All the data for this project is sourced from Gapminder. > Gapminder is an independent Swedish foundation with no political, religious or economic affiliations. Gapminder fights devastating misconceptions and promotes a fact-based worldview everyone can understand.

Gapminder aggregates information about countries, dating back to the 1800’s. As countries are not static entities but sucuptible to emergence, change, or collapse, the countrys’ identity is established as being what it was for the corresponding year of the recorded statistic. This can lead to multiple country observations being associated with the same logical entity (i.e. Soviet Union and Russia). This non-static property of countries also leads to an increased proportion missing data. Missing data is also attributed to a countries’ lack of tracking said statistic or an inibility for Gapminder to determine it onesself.

1.1 Aquisition

The data is hosted on their website in individual CSV files. Unfortunately there is no API to easily acquire mass amounts of data. Therefore, we individually downloaded the CSV’s and hosted them ourselves in the cloud for easy, remote access.

1.2 Preprocessing

Data for each variable is individually stored in separate CSV files where rows represent country names and columns represent years. The steps to create a single, comprehensive dataset were as follows:

  1. Download the CSV data from the cloud for each variable of interest
  2. Melt the year columns in each individual CSV into one column, resulting in a dataset with three columns: country, year, and <variablename>
  3. Join all the individual reshaped datasets together by the country and year values to create a single dataset.
  4. Strip the leading X from the values in the year column
  5. Translate income values with letters into their numerical representations (i.e. 3K to 3000)
  6. Cast all columns, except country, into numbers
  7. Convert the country column into a factor
  8. Remove any rows where there are no relevant statistics recorded for a given country-year pairing.
data.raw <- get.raw.dataset()
data.melt <- get.melted.dataset(data.raw)

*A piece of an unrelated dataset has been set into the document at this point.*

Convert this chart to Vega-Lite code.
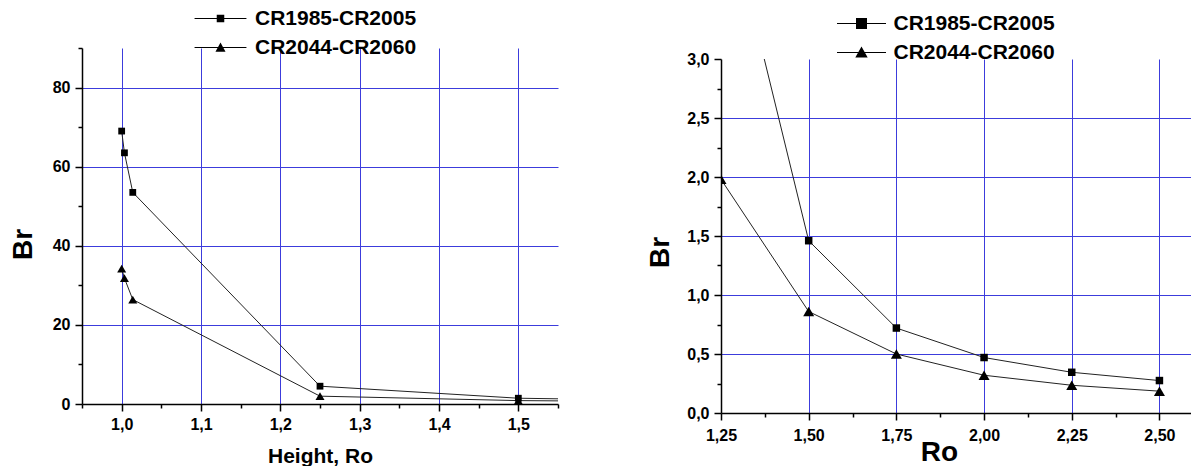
{
  "$schema": "https://vega.github.io/schema/vega-lite/v6.json",
  "padding": {"left": 9, "top": 8, "right": 0, "bottom": 0},
  "background": "white",
  "data": {"values": [
    {"series": "CR1985-CR2005", "ro": 1.0, "br": 69.0},
    {"series": "CR1985-CR2005", "ro": 1.0035, "br": 63.5},
    {"series": "CR1985-CR2005", "ro": 1.014, "br": 53.5},
    {"series": "CR1985-CR2005", "ro": 1.25, "br": 4.5},
    {"series": "CR1985-CR2005", "ro": 1.5, "br": 1.46},
    {"series": "CR1985-CR2005", "ro": 1.75, "br": 0.72},
    {"series": "CR1985-CR2005", "ro": 2.0, "br": 0.47},
    {"series": "CR1985-CR2005", "ro": 2.25, "br": 0.345},
    {"series": "CR1985-CR2005", "ro": 2.5, "br": 0.275},
    {"series": "CR2044-CR2060", "ro": 1.0, "br": 34.2},
    {"series": "CR2044-CR2060", "ro": 1.0035, "br": 31.8},
    {"series": "CR2044-CR2060", "ro": 1.014, "br": 26.4},
    {"series": "CR2044-CR2060", "ro": 1.25, "br": 1.98},
    {"series": "CR2044-CR2060", "ro": 1.5, "br": 0.86},
    {"series": "CR2044-CR2060", "ro": 1.75, "br": 0.5},
    {"series": "CR2044-CR2060", "ro": 2.0, "br": 0.32},
    {"series": "CR2044-CR2060", "ro": 2.25, "br": 0.235},
    {"series": "CR2044-CR2060", "ro": 2.5, "br": 0.185}
  ]},
  "hconcat": [
    {
      "width": 476,
      "height": 356,
      "layer": [
        {
          "mark": {"type": "line", "color": "#222222", "strokeWidth": 1, "clip": true},
          "encoding": {
            "x": {"field": "ro", "type": "quantitative",
              "scale": {"domain": [0.95, 1.55], "nice": false, "zero": false},
              "axis": {
                "values": [0.95, 1.0, 1.05, 1.1, 1.15, 1.2, 1.25, 1.3, 1.35, 1.4, 1.45, 1.5, 1.55],
                "tickCount": 100,
                "labelExpr": "abs(datum.value*20 - 2*round(datum.value*10)) < 0.1 ? replace(format(datum.value, '.1f'), '.', ',') : ''",
                "labelFlush": false, "labelOverlap": false, "labelPadding": 5,
                "tickSize": {"condition": {"test": "abs(datum.value*20 - 2*round(datum.value*10)) > 0.1", "value": 4}, "value": 7},
                "gridOpacity": {"condition": {"test": "abs(datum.value*20 - 2*round(datum.value*10)) > 0.1", "value": 0}, "value": 1},
                "title": "Height, Ro", "titleFontSize": 21,
                "titleX": 238, "titleY": 52, "titleAlign": "center", "titleBaseline": "middle"
              }},
            "y": {"field": "br", "type": "quantitative",
              "scale": {"domain": [0, 90], "nice": false},
              "axis": {
                "values": [0, 10, 20, 30, 40, 50, 60, 70, 80, 90],
                "tickCount": 100,
                "labelExpr": "datum.value % 20 == 0 && datum.value < 90 ? format(datum.value, 'd') : ''",
                "labelOverlap": false, "labelPadding": 5,
                "tickSize": {"condition": {"test": "datum.value % 20 != 0 || datum.value > 85", "value": 4}, "value": 7},
                "gridOpacity": {"condition": {"test": "datum.value % 20 != 0 || datum.value > 85 || datum.value < 1", "value": 0}, "value": 1},
                "title": "Br", "titleFontSize": 28,
                "titleX": -59, "titleY": 196, "titleAngle": 270, "titleAlign": "center", "titleBaseline": "middle"
              }},
            "detail": {"field": "series"}
          }
        },
        {
          "mark": {"type": "point", "filled": true, "color": "black", "opacity": 1, "clip": true},
          "encoding": {
            "x": {"field": "ro", "type": "quantitative"},
            "y": {"field": "br", "type": "quantitative"},
            "shape": {"field": "series", "type": "nominal",
              "scale": {"domain": ["CR1985-CR2005", "CR2044-CR2060"], "range": ["square", "triangle-up"]},
              "legend": null},
            "size": {"condition": {"test": "datum.series == 'CR1985-CR2005'", "value": 46}, "value": 81}
          }
        },
        {
          "transform": [{"filter": "datum.ro > 100"}],
          "mark": {"type": "point", "filled": true, "color": "black", "opacity": 1},
          "encoding": {
            "x": {"field": "ro", "type": "quantitative"},
            "y": {"field": "br", "type": "quantitative"},
            "shape": {"field": "series", "type": "nominal",
              "scale": {"domain": ["CR1985-CR2005", "CR2044-CR2060"],
                "range": ["M-3.1,-0.06H3.1V0.06H-3.1Z M-0.45,-0.45H0.45V0.45H-0.45Z", "M-3.1,-0.06H3.1V0.06H-3.1Z M0,-0.6L0.6,0.5H-0.6Z"]},
              "legend": {
                "title": null, "orient": "none", "direction": "vertical",
                "legendX": 128, "legendY": -40, "padding": 0,
                "labelFont": "Liberation Sans", "labelFontSize": 21, "labelFontWeight": "bold", "labelColor": "black", "labelLimit": 400,
                "symbolSize": 280, "labelOffset": 24, "rowPadding": 7,
                "symbolFillColor": "black", "symbolStrokeColor": "black", "symbolStrokeWidth": 0, "symbolOpacity": 1
              }}
          }
        }
      ],
      "resolve": {"scale": {"shape": "independent"}, "legend": {"shape": "independent"}}
    },
    {
      "vconcat": [
        {
          "width": 470, "height": 11,
          "data": {"values": []},
          "mark": {"type": "point", "opacity": 0}
        },
        {
          "width": 470,
          "height": 354,
          "layer": [
            {
              "mark": {"type": "line", "color": "#222222", "strokeWidth": 1, "clip": true},
              "encoding": {
                "x": {"field": "ro", "type": "quantitative",
                  "scale": {"domain": [1.25, 2.59], "nice": false, "zero": false},
                  "axis": {
                    "values": [1.25, 1.375, 1.5, 1.625, 1.75, 1.875, 2.0, 2.125, 2.25, 2.375, 2.5],
                    "tickCount": 100,
                    "labelExpr": "abs(datum.value*4 - round(datum.value*4)) < 0.01 ? replace(format(datum.value, '.2f'), '.', ',') : ''",
                    "labelFlush": false, "labelOverlap": false, "labelPadding": 7,
                    "tickSize": {"condition": {"test": "abs(datum.value*4 - round(datum.value*4)) > 0.01", "value": 4}, "value": 7},
                    "gridOpacity": {"condition": {"test": "abs(datum.value*4 - round(datum.value*4)) > 0.01 || datum.value < 1.3", "value": 0}, "value": 1},
                    "title": "Ro", "titleFontSize": 28,
                    "titleX": 218, "titleY": 39, "titleAlign": "center", "titleBaseline": "middle"
                  }},
                "y": {"field": "br", "type": "quantitative",
                  "scale": {"domain": [0, 3], "nice": false},
                  "axis": {
                    "values": [0, 0.25, 0.5, 0.75, 1.0, 1.25, 1.5, 1.75, 2.0, 2.25, 2.5, 2.75, 3.0],
                    "tickCount": 100,
                    "labelExpr": "abs(datum.value*2 - round(datum.value*2)) < 0.01 ? replace(format(datum.value, '.1f'), '.', ',') : ''",
                    "labelOverlap": false, "labelPadding": 5,
                    "tickSize": {"condition": {"test": "abs(datum.value*2 - round(datum.value*2)) > 0.01", "value": 4}, "value": 7},
                    "gridOpacity": {"condition": {"test": "abs(datum.value*2 - round(datum.value*2)) > 0.01 || datum.value < 0.01 || datum.value > 2.99", "value": 0}, "value": 1},
                    "title": "Br", "titleFontSize": 28,
                    "titleX": -61, "titleY": 193, "titleAngle": 270, "titleAlign": "center", "titleBaseline": "middle"
                  }},
                "detail": {"field": "series"}
              }
            },
            {
              "mark": {"type": "point", "filled": true, "color": "black", "opacity": 1, "clip": true},
              "encoding": {
                "x": {"field": "ro", "type": "quantitative"},
                "y": {"field": "br", "type": "quantitative"},
                "shape": {"field": "series", "type": "nominal",
                  "scale": {"domain": ["CR1985-CR2005", "CR2044-CR2060"], "range": ["square", "triangle-up"]},
                  "legend": null},
                "size": {"condition": {"test": "datum.series == 'CR1985-CR2005'", "value": 56}, "value": 121}
              }
            },
            {
              "transform": [{"filter": "datum.ro > 100"}],
              "mark": {"type": "point", "filled": true, "color": "black", "opacity": 1},
              "encoding": {
                "x": {"field": "ro", "type": "quantitative"},
                "y": {"field": "br", "type": "quantitative"},
                "shape": {"field": "series", "type": "nominal",
                  "scale": {"domain": ["CR1985-CR2005", "CR2044-CR2060"],
                    "range": ["M-2.45,-0.05H2.45V0.05H-2.45Z M-0.55,-0.55H0.55V0.55H-0.55Z", "M-2.45,-0.05H2.45V0.05H-2.45Z M0,-0.6L0.62,0.5H-0.62Z"]},
                  "legend": {
                    "title": null, "orient": "none", "direction": "vertical",
                    "legendX": 130, "legendY": -46, "padding": 0,
                    "labelFont": "Liberation Sans", "labelFontSize": 21, "labelFontWeight": "bold", "labelColor": "black", "labelLimit": 400,
                    "symbolSize": 400, "labelOffset": 21.5, "rowPadding": 7,
                    "symbolFillColor": "black", "symbolStrokeColor": "black", "symbolStrokeWidth": 0, "symbolOpacity": 1
                  }}
              }
            }
          ],
          "resolve": {"scale": {"shape": "independent"}, "legend": {"shape": "independent"}}
        }
      ],
      "spacing": 0,
      "bounds": "flush",
      "resolve": {"scale": {"shape": "independent"}, "legend": {"shape": "independent"}}
    }
  ],
  "spacing": 163,
  "bounds": "flush",
  "resolve": {"scale": {"shape": "independent"}, "legend": {"shape": "independent"}},
  "config": {
    "view": {"stroke": null},
    "axis": {
      "domainColor": "black", "domainWidth": 1.5,
      "tickColor": "black", "tickWidth": 1.5,
      "labelFont": "Liberation Sans", "labelFontWeight": "bold", "labelFontSize": 16, "labelColor": "black",
      "titleFont": "Liberation Sans", "titleFontWeight": "bold", "titleColor": "black",
      "gridColor": "#3c3cdc", "gridWidth": 1, "grid": true
    }
  }
}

Country statisics is oftentimes effectively represented via an approprieatly colored map. In R, this requires that boarders be established for each country using polygons. Miller projected geospacial information for each country was downloaded. This geospacial information included the coordinates for country boundaries, the country name, and its associated contintent and subregion in the world. The geospacial information and the combined dataset from earlier were algorithmically matched and joined by the country column to create a comprehensive dataset.

Algorithmic matching was required as the country naming convention was not the same across the two datasets. (i.e. St. Lucia vs. Saint Lucia, Taiwan vs. China: Taiwan, etc.)

data.melt %<>% append.regions()

To avoid repetitive computation of data aquisition and preprocessing steps, the finalized dataset was saved to a CSV file and merely loaded from disk when needed.

write.csv(data.melt, "ComprehensiveMeltedData.csv", row.names=F)